I responded to this with my way of understanding how decent people, like my neighbors in the Shenandoah Valley, come to deny what science says about climate change.
“I am not sure how much ‘self-centered’ relates to the problem,” I wrote. “Judging at least from what I think I know about my neighbors in the Shenandoah Valley, they’d likely be quick to sign up to go and put their lives on the line for their country in the event of a war. Not self-centered in that context.
“Some other qualities make them vulnerable to this kind of manipulation by lies that are as improbable as unicorns.
“1) Their culture inculcates a good deal of “believe what the authorities you’ve been taught to trust tell you.” That goes from the Bible on down to the political party that’s persuaded them that it represents their values.
“2) They have a mind-set that’s cast in the form of traditional beliefs, which are strongly fortified, a mind-set that is correspondingly resistant to the intrusion of ideas that would break out of established patterns.
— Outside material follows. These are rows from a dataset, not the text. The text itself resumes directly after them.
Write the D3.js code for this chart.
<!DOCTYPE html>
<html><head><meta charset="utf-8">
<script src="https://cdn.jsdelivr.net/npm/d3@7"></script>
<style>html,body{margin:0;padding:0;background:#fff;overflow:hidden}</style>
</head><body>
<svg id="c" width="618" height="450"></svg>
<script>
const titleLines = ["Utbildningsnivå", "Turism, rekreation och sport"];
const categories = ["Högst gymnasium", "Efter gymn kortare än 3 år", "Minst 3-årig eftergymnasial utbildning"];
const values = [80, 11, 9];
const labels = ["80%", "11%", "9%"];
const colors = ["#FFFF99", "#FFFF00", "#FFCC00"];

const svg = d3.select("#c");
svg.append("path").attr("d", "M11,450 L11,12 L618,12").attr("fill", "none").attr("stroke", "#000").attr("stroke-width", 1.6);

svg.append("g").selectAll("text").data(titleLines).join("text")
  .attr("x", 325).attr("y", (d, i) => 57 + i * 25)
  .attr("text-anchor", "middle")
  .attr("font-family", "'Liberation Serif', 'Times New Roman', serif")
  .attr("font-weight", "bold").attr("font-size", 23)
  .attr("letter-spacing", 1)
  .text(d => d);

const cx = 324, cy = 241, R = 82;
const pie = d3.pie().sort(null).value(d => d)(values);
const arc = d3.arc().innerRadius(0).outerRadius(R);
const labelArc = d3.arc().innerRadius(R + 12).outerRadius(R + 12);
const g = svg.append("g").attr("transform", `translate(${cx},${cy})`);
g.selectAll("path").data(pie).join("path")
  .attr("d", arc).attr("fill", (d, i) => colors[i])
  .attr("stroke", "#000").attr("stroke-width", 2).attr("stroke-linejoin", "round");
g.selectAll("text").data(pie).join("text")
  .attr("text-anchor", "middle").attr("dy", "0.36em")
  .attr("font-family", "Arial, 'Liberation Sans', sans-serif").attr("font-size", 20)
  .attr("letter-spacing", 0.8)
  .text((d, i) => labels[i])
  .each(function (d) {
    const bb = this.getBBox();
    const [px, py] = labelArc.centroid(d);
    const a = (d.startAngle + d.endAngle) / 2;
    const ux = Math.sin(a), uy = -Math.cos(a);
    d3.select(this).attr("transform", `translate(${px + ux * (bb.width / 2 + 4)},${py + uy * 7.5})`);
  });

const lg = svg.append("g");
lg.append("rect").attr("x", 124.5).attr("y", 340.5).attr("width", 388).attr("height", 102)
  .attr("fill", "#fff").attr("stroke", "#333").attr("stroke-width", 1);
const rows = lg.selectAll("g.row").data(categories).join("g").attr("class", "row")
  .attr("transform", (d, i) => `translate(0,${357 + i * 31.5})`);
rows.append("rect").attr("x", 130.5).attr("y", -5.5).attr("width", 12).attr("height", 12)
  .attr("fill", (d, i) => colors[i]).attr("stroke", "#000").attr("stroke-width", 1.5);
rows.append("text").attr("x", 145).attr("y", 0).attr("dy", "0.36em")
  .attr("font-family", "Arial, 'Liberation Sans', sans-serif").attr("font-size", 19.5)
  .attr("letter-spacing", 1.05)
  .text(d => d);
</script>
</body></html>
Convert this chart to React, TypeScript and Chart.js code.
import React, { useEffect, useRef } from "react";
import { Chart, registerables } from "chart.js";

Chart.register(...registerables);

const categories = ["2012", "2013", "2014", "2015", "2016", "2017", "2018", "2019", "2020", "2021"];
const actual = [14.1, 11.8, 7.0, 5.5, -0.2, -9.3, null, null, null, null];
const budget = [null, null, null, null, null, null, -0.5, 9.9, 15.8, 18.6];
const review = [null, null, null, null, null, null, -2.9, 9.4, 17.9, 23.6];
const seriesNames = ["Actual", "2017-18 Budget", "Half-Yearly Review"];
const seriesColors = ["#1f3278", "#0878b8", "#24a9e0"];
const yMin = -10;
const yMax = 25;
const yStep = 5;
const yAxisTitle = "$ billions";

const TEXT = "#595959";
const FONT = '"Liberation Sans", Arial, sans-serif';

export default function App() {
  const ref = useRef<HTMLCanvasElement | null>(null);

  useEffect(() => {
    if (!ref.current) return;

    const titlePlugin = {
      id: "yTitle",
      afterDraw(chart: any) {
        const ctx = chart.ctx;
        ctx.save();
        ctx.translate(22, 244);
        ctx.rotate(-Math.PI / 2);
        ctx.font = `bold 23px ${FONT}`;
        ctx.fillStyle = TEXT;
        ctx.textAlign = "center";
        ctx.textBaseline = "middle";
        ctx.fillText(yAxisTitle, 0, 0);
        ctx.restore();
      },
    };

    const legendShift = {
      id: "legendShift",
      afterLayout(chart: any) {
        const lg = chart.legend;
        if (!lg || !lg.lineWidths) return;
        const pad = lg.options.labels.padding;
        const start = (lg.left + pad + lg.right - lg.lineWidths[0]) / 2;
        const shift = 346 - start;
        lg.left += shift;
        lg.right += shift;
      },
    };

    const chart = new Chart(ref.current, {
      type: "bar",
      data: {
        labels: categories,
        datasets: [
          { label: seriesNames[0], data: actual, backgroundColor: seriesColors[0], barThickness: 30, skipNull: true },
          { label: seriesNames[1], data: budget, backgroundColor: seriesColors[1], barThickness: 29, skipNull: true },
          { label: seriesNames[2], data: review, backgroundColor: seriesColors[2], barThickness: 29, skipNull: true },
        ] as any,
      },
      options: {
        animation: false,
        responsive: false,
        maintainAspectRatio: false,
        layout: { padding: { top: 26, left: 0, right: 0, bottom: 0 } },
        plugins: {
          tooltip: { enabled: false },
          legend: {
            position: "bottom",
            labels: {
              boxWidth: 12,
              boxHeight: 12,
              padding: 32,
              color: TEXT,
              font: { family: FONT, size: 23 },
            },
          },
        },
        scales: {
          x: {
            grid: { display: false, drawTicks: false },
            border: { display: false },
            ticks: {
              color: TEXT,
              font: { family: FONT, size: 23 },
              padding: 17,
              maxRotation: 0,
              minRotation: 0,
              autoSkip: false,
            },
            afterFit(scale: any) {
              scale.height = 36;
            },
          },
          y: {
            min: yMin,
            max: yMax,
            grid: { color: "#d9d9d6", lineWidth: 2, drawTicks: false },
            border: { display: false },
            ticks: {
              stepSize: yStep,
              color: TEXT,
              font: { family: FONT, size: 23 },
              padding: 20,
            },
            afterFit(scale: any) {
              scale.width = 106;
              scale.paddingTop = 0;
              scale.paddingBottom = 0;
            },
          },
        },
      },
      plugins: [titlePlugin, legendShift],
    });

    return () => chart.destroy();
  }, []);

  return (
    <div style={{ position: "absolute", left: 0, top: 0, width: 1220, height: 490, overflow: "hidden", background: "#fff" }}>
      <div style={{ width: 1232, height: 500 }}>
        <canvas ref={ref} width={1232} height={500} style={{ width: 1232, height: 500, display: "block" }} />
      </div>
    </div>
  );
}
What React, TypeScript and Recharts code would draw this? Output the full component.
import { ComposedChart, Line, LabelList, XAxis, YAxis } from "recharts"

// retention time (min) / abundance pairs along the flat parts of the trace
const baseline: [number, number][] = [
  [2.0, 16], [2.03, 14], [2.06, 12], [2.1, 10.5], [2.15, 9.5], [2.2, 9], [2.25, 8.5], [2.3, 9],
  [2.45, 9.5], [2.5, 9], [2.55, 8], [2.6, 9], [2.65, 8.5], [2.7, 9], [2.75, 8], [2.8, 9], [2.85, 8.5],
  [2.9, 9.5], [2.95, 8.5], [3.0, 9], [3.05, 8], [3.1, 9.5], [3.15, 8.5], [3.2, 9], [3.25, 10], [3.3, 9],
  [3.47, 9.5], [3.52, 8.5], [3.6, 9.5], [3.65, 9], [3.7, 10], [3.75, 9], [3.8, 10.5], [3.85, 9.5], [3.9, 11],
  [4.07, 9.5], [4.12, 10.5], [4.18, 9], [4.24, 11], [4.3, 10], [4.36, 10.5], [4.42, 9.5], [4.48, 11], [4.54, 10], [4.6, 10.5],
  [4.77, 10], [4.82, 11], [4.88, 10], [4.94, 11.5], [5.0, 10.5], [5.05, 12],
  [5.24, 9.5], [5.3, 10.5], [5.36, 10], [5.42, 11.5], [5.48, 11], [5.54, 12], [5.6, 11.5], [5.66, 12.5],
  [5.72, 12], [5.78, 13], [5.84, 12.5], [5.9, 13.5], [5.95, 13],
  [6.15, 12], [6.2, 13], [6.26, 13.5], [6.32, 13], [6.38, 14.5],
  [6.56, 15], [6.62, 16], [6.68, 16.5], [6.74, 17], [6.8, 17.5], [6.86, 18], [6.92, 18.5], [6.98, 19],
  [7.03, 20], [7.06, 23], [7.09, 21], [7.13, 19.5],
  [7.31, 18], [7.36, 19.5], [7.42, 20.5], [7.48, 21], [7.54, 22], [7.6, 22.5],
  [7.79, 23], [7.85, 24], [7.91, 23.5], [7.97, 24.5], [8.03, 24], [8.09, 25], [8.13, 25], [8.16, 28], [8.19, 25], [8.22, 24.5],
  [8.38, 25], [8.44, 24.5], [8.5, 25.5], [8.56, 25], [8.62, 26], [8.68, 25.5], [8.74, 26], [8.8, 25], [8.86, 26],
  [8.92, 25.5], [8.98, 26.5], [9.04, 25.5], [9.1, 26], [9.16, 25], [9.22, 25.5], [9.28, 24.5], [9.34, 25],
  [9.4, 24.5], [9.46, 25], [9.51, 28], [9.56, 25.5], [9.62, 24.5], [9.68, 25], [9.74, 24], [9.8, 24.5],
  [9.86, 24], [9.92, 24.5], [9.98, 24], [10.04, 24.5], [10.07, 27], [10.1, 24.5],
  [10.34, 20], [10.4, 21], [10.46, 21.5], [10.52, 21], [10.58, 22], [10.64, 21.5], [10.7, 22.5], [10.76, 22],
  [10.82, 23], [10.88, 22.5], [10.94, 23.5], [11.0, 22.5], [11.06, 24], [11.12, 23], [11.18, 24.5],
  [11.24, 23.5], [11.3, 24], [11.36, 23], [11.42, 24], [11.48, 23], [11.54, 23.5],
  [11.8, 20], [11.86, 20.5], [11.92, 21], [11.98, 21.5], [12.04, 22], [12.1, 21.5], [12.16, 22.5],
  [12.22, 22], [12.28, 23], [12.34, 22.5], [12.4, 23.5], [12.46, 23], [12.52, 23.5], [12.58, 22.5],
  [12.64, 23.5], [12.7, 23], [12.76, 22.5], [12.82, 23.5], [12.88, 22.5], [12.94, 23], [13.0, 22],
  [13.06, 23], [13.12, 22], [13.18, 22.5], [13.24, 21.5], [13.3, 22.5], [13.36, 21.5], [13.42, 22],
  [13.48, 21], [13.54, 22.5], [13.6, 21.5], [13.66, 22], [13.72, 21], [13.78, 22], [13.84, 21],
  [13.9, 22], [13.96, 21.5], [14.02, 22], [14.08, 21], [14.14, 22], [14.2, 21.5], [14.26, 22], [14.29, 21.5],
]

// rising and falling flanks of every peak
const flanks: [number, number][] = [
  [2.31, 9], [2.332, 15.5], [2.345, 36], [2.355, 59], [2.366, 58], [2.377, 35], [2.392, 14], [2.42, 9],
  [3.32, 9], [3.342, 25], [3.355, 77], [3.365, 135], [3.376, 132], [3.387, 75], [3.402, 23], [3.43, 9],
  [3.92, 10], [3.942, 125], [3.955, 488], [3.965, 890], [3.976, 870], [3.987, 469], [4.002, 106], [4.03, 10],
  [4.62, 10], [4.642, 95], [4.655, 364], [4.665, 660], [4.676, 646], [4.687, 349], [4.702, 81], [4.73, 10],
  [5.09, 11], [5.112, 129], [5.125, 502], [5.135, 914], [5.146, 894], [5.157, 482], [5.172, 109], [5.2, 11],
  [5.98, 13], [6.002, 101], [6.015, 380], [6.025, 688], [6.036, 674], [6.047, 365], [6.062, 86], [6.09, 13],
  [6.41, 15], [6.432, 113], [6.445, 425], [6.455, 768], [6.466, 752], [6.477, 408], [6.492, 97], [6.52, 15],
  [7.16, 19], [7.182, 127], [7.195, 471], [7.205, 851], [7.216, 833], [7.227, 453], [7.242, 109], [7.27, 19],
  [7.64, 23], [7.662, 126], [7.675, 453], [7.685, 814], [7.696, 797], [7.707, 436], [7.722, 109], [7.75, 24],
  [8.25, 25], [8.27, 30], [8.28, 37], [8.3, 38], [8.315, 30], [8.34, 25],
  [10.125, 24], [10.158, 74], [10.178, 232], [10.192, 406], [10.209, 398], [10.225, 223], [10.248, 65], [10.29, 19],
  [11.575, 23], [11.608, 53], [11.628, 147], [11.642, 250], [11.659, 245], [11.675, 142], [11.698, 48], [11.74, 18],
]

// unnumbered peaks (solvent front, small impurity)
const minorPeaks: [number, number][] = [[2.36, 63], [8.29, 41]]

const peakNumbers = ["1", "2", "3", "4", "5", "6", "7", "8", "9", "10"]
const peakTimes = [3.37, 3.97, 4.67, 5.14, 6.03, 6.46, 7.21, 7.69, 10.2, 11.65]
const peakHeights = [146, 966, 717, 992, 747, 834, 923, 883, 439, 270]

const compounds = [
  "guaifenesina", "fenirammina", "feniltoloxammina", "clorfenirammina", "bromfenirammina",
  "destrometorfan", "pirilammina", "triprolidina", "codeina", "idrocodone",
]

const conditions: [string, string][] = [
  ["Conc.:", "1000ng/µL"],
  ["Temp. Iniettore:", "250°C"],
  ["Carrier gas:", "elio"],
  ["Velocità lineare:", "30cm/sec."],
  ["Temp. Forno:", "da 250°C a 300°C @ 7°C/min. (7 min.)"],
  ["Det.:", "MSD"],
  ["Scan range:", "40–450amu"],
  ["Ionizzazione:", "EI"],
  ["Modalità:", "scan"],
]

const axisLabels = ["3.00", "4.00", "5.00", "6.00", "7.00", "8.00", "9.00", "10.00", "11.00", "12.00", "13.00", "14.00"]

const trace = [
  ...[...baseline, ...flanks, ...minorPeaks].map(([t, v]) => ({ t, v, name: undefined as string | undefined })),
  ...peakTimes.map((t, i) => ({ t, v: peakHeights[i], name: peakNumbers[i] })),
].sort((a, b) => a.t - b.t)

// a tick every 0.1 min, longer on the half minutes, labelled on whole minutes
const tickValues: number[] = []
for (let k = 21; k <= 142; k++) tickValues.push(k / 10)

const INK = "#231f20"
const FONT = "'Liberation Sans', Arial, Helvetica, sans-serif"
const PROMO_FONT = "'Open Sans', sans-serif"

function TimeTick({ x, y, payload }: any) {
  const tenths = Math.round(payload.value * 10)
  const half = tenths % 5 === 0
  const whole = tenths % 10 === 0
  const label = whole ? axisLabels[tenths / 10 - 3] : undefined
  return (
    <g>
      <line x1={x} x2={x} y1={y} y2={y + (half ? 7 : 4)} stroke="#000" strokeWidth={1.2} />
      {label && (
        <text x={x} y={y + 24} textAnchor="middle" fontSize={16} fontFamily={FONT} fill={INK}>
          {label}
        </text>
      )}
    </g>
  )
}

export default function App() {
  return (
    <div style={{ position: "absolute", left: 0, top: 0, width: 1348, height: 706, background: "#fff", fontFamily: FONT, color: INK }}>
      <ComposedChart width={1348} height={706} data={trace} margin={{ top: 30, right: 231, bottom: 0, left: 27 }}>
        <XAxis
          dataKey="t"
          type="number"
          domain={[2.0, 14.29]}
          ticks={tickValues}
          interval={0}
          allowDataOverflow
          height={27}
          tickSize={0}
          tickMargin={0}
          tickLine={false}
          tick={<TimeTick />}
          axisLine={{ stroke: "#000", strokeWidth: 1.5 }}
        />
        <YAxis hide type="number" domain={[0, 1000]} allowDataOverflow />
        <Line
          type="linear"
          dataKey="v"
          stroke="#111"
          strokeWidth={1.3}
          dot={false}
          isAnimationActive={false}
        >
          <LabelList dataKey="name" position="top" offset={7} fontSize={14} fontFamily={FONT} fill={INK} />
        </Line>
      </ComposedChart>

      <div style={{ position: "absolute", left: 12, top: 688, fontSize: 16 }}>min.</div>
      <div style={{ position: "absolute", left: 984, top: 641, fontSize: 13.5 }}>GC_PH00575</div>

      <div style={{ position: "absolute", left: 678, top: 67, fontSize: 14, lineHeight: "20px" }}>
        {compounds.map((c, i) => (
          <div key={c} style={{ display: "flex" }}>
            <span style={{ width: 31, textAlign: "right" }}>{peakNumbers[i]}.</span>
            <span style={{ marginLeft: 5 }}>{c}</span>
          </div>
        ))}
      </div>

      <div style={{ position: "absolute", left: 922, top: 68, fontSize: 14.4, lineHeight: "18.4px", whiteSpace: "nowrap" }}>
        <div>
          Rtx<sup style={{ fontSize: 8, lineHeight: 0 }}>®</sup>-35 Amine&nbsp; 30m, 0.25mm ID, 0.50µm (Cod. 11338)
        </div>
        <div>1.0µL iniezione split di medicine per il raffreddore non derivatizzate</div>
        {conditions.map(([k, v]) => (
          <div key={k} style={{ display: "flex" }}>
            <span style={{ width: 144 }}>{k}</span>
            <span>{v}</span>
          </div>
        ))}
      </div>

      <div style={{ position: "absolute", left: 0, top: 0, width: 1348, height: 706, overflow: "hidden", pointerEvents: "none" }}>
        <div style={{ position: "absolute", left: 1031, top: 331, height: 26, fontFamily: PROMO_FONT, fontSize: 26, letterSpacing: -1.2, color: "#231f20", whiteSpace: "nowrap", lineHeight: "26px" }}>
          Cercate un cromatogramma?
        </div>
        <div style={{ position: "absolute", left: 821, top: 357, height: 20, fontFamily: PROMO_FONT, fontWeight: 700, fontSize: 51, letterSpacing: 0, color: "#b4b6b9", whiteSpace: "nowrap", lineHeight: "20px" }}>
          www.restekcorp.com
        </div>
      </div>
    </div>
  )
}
The idea that the well-being of one’s grandchildren might require a person to fight and die against a foreign enemy is an ancient one. So they’re ready for that. The idea that one’s grandchildren might need for one, and one’s nation, to sacrifice to reduce one’s impact on the biosphere is a new idea. Indeed, I’m old enough to remember when such an idea –that we might have to limit ourselves, and change our ways, to protect the planet– emerged into American culture.
“3) Among the ideas that their exploitative political leaders have drummed into their minds is “market+good, government regulation=bad. Another is, national sovereignty = good, international law = bad. Clearly, climate change is something that the market is incapable of perceiving or dealing with; it requires collective, government measures. Clearly also, this is a crisis that must be dealt with globally, as no single nation can protect itself from the climate-changing effects of what other nations might spew into the earth’s atmosphere.
“So the idea of climate change would require revision of a simplistic worldview, and complexity and nuance are not the hallmarks of the kind of thinking these people are taught to value. Denial of the reality to which the climate scientists are pointing, therefore, serves to maintain both the corporatist ideology their plutocratic leaders have instilled, and the comforting notion that the truth — especially the moral truth — can be adequately captured by simple and unambiguous propositions.”